When fixed deposits make more sense
High interest savings accounts offer flexibility. You can withdraw anytime without penalty.
Fixed deposits lock your money for 6, 12, or 24 months but sometimes offer higher guaranteed rates, especially during promotional periods.
Consider fixed deposits if:
- You won’t need the funds for at least 6 months
- Current FD promo rates exceed savings account rates
- You want zero ongoing effort after the initial deposit
- You’re locking in rates before an expected decline
For your emergency fund core, stick with savings accounts. For excess cash you won’t touch, FDs can work.
Tax treatment and reporting
Interest earned on savings accounts in Singapore is tax exempt for individuals.
You don’t need to declare it in your income tax return.
This makes high interest savings accounts more attractive compared to dividend income or bond interest, which may be taxable depending on the structure.
The bank will automatically deduct nothing. What you see is what you get.
Switching accounts without losing momentum
Banks make it easy to switch nowadays.
Most offer instant account opening through their mobile apps. You can have a new account ready in 15 minutes.
To switch smoothly:
- Open the new account first
- Transfer your funds gradually or all at once
- Update your salary crediting or payment instructions
- Keep the old account active for one more month to catch any pending transactions
- Close the old account after confirming everything has moved
Some employers take 1 to 2 months to process salary crediting changes. Plan ahead so you don’t miss a month of bonus interest.
Monitoring rate changes and staying updated
Banks adjust their rates based on broader interest rate environments and competitive pressures.
The Monetary Authority of Singapore influences rates through policy decisions. When the Fed raises rates, Singapore banks often follow.
Check your account’s interest rate every quarter. Banks usually announce changes on their websites and apps.
If your rate drops significantly, don’t be loyal out of habit. Switch to a better offer.
Your money should work as hard as you do
Parking your emergency fund in a high interest savings account is one of the easiest ways to earn more without taking investment risk.
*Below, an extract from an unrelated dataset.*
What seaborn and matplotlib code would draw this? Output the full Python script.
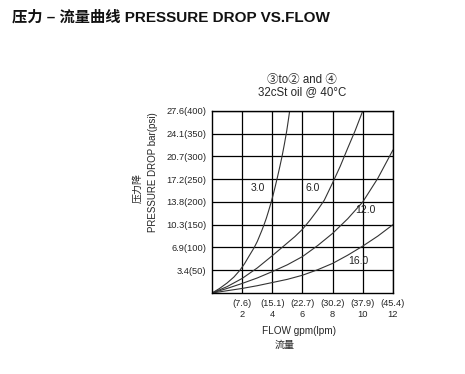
import pandas as pd
import matplotlib.pyplot as plt
import seaborn as sns

# curve data: flow in gpm, pressure drop in psi
c3_flow = [0, 0.5, 1.0, 1.45, 1.85, 2.15, 2.4, 2.6, 2.8, 3.0, 3.15, 3.3, 3.45, 3.6, 3.75, 3.9,
           4.05, 4.2, 4.35, 4.5, 4.65, 4.8, 4.95, 5.05, 5.15]
c3_psi = [0, 10, 22, 35, 50, 64, 78, 89, 100, 113, 125, 137, 150, 164, 180, 197,
          215, 235, 256, 278, 301, 327, 355, 377, 400]

c6_flow = [0, 1, 2, 3, 4, 5, 5.5, 6, 6.5, 7, 7.45, 8, 8.5, 9, 9.5, 10]
c6_psi = [0, 14, 32, 55, 82, 110, 124, 140, 160, 182, 204, 242, 278, 318, 357, 400]

c12_flow = [0, 1, 2, 3, 4, 5, 6, 7, 8, 9, 10, 11, 12]
c12_psi = [0, 10, 21, 33, 47, 62, 80, 104, 131, 163, 200, 252, 314]

c16_flow = [0, 1, 2, 3, 4, 5, 6, 7, 8, 9, 10, 11, 12]
c16_psi = [0, 5, 10, 16, 23, 30, 39, 51, 65, 83, 103, 125, 150]

curve_names = ["3.0", "6.0", "12.0", "16.0"]
label_pos = [(3.05, 231), (6.7, 231), (10.2, 182), (9.7, 70)]

x_ticks = [2, 4, 6, 8, 10, 12]
x_labels = ["(7.6)\n2", "(15.1)\n4", "(22.7)\n6", "(30.2)\n8", "(37.9)\n10", "(45.4)\n12"]
y_ticks = [50, 100, 150, 200, 250, 300, 350, 400]
y_labels = ["3.4(50)", "6.9(100)", "10.3(150)", "13.8(200)",
            "17.2(250)", "20.7(300)", "24.1(350)", "27.6(400)"]

sns.set_style("white")
plt.rcParams['font.family'] = ['Liberation Sans', 'Noto Sans CJK SC', 'DejaVu Sans']

fig = plt.figure(figsize=(4.65, 3.74), dpi=100)
ax = fig.add_axes([0.456, 0.2166, 0.389, 0.487])

curves = [(c3_flow, c3_psi), (c6_flow, c6_psi), (c12_flow, c12_psi), (c16_flow, c16_psi)]
for (fx, fy), name in zip(curves, curve_names):
    df = pd.DataFrame({"flow": fx, "psi": fy})
    sns.lineplot(data=df, x="flow", y="psi", ax=ax, color="#333333",
                 linewidth=0.8, sort=False, estimator=None)

for name, (lx, ly) in zip(curve_names, label_pos):
    ax.text(lx, ly, name, fontsize=7.5, ha="center", va="center", color="#222222")

ax.set_xlim(0, 12)
ax.set_ylim(0, 400)
ax.set_xticks(x_ticks)
ax.set_xticklabels(x_labels, fontsize=6.7, linespacing=1.3)
ax.set_yticks(y_ticks)
ax.set_yticklabels(y_labels, fontsize=6.7)
ax.tick_params(length=0, pad=4)
ax.grid(True, color="black", linewidth=0.9)
for s in ax.spines.values():
    s.set_color("black")
    s.set_linewidth(1.0)
ax.set_xlabel("")
ax.set_ylabel("")

# axis titles
fig.text(0.643, 0.115, "FLOW gpm(lpm)", fontsize=7.2, ha="center", va="center")
fig.text(0.613, 0.077, "流量", fontsize=7.2, ha="center", va="center")
fig.text(0.33, 0.541, "PRESSURE DROP bar(psi)", fontsize=7.0, rotation=90,
         ha="center", va="center")
fig.text(0.296, 0.498, "压力降", fontsize=7.2, rotation=90, ha="center", va="center")

# chart subtitle
fig.text(0.65, 0.786, "③to② and ④", fontsize=8.3, ha="center", va="center")
fig.text(0.65, 0.753, "32cSt oil @ 40°C", fontsize=8.3, ha="center", va="center")

# page title
fig.text(0.025, 0.954, "压力 – 流量曲线 PRESSURE DROP VS.FLOW", fontsize=11,
         fontweight="bold", ha="left", va="center", color="#111111")

fig.savefig("out.png", dpi=100)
The right account depends on your income pattern, spending habits, and how much admin you’re comfortable managing.
Start by calculating your average monthly salary and credit card spending. Match that to an account structure that fits naturally.
Your future self will thank you when that extra few thousand dollars in interest helps fund a holiday or builds your investment capital faster.